§ WRITTEN TASK: Tell how many lines in the data below include the word "with". The answer is the number only.

**** DATASET

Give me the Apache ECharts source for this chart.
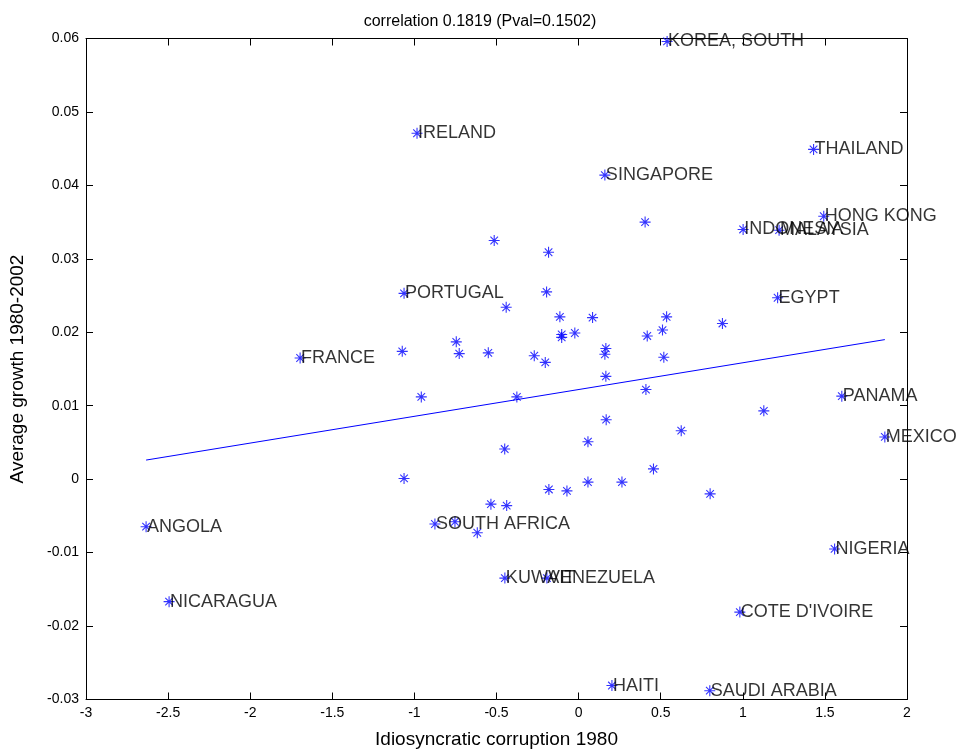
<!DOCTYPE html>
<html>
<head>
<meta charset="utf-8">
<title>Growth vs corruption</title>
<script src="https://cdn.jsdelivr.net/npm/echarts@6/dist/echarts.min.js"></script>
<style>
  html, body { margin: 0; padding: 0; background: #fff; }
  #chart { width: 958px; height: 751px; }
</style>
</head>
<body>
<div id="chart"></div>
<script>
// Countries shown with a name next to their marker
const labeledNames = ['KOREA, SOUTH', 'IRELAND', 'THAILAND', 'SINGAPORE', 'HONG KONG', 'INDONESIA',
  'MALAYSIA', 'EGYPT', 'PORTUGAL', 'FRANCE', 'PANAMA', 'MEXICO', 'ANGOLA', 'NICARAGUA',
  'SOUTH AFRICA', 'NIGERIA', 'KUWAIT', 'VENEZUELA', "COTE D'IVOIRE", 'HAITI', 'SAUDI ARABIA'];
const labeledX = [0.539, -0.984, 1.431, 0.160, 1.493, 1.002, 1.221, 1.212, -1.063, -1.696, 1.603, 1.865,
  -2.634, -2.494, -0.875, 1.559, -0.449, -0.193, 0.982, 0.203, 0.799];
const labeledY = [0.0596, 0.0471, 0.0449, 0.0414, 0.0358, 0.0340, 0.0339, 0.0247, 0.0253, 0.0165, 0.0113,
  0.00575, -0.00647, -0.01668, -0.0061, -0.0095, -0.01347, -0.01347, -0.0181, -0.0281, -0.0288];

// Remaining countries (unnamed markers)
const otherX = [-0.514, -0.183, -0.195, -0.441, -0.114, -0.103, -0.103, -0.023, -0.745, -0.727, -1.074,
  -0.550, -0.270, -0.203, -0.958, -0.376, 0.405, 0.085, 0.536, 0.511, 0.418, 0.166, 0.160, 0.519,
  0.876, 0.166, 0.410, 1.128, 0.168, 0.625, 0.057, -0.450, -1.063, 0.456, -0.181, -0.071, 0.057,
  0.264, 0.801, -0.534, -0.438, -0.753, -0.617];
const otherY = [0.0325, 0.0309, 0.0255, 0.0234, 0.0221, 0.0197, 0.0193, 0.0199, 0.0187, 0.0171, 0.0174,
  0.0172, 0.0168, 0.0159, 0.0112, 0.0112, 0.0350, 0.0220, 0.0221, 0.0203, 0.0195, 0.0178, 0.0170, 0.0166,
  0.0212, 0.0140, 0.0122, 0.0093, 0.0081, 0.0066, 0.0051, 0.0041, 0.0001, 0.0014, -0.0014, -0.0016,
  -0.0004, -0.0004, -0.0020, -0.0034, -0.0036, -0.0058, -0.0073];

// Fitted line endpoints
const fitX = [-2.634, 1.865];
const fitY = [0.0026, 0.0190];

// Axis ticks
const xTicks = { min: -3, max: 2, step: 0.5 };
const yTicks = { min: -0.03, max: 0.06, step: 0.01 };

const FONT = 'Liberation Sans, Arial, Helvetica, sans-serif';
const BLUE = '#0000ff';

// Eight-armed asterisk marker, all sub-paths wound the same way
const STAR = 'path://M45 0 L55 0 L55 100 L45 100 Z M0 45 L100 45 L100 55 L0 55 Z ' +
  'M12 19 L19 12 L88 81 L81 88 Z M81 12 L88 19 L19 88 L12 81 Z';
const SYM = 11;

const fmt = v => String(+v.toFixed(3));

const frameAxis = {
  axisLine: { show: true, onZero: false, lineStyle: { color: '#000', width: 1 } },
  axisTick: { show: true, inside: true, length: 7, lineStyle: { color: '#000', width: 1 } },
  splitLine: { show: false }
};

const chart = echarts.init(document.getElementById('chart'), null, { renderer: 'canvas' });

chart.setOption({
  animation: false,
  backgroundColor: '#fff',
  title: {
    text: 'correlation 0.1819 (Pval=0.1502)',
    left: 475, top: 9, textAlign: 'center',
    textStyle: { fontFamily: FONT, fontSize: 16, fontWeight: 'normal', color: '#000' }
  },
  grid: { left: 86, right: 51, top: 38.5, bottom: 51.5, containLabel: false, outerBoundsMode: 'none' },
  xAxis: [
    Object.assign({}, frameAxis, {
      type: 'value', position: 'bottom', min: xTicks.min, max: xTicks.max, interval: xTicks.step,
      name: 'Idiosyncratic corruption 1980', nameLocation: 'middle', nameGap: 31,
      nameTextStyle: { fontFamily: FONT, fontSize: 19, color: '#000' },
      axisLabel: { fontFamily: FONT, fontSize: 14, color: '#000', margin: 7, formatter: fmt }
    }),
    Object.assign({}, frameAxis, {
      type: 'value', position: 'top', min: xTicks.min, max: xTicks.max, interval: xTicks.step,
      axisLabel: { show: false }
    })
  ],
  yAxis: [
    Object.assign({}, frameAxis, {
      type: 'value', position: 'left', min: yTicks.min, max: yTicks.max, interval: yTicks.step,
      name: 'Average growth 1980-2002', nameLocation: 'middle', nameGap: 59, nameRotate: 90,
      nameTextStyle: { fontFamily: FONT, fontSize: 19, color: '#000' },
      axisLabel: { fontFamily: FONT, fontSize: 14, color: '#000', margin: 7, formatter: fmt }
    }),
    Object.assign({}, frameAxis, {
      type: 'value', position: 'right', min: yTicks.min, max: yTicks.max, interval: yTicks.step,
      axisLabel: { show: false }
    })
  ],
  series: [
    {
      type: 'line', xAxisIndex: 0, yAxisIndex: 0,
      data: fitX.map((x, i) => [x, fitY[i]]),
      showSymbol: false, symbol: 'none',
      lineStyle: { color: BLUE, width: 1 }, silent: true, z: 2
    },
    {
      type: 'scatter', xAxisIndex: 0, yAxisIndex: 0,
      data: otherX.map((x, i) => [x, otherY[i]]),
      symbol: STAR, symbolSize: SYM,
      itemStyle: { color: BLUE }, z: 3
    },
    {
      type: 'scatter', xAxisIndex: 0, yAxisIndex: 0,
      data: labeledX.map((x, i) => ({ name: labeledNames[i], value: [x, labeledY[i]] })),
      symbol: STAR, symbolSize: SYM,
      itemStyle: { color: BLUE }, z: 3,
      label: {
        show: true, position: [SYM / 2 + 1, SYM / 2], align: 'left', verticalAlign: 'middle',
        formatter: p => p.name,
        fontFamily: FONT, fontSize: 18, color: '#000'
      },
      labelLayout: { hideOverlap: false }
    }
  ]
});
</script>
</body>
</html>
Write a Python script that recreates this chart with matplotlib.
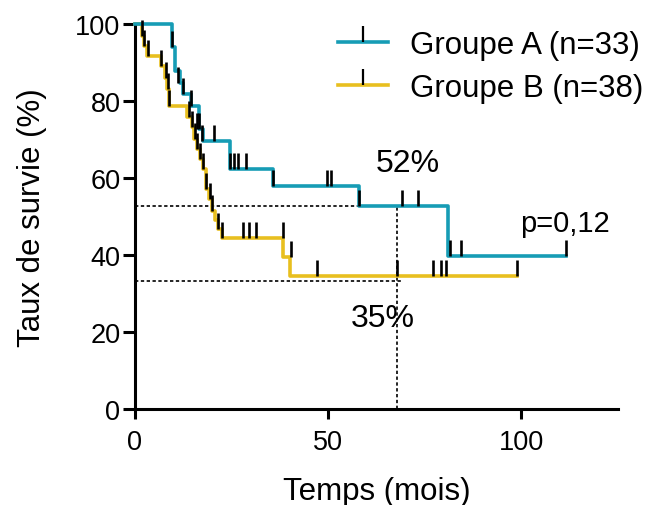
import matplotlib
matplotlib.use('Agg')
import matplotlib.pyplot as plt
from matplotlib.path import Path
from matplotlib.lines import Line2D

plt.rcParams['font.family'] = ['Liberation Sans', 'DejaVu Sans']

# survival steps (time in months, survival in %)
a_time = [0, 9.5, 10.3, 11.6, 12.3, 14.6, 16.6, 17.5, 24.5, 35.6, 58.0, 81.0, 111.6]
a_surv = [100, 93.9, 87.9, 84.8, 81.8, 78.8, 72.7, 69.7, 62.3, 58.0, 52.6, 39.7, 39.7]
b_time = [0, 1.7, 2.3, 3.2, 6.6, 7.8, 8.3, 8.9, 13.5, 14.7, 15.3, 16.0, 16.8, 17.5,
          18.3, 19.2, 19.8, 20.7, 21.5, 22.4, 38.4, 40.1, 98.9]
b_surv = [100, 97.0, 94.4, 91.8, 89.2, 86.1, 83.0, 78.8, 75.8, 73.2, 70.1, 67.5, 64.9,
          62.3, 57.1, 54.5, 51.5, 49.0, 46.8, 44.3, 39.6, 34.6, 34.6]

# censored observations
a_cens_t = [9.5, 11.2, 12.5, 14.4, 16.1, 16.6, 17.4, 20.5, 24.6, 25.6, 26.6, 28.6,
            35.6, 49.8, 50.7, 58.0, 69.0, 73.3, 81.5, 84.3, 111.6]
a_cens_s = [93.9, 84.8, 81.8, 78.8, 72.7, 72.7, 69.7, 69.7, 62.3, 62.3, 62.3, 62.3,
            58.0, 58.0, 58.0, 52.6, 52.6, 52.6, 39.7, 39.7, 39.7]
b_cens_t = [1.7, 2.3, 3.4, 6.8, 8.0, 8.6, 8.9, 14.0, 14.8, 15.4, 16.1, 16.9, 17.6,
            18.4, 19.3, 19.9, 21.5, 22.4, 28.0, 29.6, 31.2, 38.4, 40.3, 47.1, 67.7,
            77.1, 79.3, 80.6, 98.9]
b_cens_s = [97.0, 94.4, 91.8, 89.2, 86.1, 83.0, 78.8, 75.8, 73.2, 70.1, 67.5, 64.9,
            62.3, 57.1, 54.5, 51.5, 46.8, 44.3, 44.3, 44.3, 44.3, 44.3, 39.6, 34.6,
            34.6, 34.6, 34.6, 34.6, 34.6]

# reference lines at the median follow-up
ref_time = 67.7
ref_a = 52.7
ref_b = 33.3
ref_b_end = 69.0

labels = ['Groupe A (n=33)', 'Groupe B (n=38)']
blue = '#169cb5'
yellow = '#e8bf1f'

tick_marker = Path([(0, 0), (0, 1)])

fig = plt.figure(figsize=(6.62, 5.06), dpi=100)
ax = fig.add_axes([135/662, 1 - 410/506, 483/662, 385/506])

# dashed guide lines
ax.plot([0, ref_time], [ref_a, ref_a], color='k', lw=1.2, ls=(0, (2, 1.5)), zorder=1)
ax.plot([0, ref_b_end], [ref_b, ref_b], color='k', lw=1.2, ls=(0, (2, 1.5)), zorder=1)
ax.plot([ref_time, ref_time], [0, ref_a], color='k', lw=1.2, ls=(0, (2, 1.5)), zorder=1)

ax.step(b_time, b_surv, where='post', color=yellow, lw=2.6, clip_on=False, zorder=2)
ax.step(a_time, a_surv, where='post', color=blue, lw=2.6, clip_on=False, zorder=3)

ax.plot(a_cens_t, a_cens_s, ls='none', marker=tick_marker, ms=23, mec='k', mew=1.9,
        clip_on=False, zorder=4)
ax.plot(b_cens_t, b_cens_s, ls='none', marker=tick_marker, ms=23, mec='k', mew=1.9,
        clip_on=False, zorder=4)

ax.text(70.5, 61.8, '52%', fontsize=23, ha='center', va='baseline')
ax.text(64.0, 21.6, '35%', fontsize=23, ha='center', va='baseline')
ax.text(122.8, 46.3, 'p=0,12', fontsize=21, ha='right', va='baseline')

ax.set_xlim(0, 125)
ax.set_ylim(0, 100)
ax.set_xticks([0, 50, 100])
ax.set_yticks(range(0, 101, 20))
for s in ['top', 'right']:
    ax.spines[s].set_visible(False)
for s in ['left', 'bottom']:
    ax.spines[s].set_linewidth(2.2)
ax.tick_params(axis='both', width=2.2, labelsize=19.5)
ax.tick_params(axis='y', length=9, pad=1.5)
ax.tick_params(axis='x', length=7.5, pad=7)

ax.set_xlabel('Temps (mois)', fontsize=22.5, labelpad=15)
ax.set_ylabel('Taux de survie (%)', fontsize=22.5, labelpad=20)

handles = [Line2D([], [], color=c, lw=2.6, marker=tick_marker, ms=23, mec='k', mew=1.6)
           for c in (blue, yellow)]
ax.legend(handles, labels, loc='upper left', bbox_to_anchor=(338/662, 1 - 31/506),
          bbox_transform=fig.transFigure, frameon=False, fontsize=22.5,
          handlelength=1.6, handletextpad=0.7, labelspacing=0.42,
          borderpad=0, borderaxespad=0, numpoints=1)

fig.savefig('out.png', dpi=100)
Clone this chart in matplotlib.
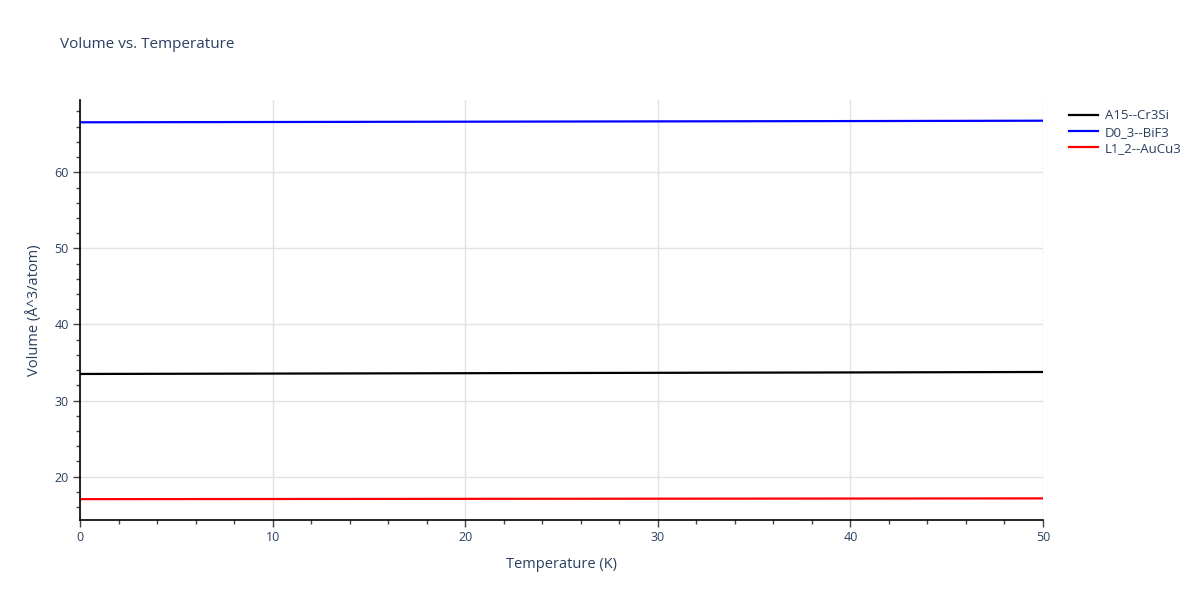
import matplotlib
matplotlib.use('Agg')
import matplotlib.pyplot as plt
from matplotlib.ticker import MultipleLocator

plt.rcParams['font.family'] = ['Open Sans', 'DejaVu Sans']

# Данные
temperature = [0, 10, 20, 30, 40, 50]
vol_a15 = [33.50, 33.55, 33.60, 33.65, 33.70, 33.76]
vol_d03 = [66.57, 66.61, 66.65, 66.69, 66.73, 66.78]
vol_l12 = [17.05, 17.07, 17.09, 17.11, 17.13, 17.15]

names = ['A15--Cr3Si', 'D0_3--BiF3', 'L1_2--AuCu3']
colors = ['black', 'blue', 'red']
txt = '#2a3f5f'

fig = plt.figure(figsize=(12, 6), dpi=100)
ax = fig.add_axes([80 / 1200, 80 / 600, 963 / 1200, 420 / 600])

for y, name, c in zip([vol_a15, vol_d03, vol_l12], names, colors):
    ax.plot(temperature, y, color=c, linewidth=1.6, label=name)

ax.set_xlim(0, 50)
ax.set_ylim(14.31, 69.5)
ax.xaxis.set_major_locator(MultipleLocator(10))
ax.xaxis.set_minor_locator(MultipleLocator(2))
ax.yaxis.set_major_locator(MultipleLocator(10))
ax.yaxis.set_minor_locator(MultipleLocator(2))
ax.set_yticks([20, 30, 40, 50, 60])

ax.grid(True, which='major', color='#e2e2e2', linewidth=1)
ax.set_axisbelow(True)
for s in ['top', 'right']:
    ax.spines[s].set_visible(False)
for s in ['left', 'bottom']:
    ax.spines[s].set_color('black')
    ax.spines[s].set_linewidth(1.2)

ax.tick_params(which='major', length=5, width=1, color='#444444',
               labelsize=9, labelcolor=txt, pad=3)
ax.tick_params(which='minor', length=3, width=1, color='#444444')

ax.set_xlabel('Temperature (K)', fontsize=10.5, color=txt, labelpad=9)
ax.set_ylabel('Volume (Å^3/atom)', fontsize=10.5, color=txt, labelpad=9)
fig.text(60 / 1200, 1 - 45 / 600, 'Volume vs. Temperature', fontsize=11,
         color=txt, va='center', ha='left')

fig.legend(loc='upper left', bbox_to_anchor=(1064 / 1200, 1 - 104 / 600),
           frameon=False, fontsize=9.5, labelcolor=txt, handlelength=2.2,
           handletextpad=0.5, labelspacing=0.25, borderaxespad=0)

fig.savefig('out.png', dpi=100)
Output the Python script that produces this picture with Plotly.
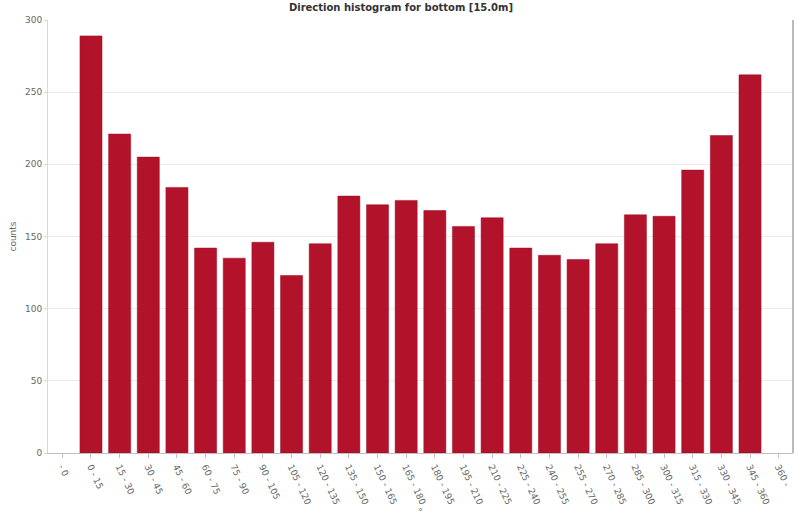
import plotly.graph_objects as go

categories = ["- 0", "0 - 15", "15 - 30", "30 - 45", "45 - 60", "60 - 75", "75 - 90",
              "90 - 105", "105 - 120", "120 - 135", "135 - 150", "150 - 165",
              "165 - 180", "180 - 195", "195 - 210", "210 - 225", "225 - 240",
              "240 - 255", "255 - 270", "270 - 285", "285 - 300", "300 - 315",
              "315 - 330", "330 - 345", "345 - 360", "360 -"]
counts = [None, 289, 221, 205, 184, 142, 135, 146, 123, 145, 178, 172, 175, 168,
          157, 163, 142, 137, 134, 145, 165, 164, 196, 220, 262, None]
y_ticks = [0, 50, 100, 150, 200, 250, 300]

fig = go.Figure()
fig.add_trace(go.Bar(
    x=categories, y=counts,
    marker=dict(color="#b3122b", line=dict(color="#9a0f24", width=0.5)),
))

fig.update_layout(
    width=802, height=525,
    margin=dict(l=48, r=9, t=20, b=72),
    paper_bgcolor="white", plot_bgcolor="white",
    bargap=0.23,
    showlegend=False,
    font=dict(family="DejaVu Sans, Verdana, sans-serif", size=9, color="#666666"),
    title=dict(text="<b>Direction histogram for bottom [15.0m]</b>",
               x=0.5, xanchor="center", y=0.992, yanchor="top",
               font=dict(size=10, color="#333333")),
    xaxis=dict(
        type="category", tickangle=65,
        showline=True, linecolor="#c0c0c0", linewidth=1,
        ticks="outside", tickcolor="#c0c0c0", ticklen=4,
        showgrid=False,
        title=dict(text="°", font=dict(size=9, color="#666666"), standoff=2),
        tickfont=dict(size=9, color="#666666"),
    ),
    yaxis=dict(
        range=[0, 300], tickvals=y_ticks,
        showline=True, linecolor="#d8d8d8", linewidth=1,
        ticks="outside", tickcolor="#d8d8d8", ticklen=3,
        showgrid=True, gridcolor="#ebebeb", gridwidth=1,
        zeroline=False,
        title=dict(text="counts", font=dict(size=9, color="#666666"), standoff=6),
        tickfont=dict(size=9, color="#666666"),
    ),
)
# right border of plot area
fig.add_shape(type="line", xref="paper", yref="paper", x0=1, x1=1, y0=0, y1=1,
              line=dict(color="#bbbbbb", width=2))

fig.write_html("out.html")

********

§ OUTPUT OF THE TASK: 3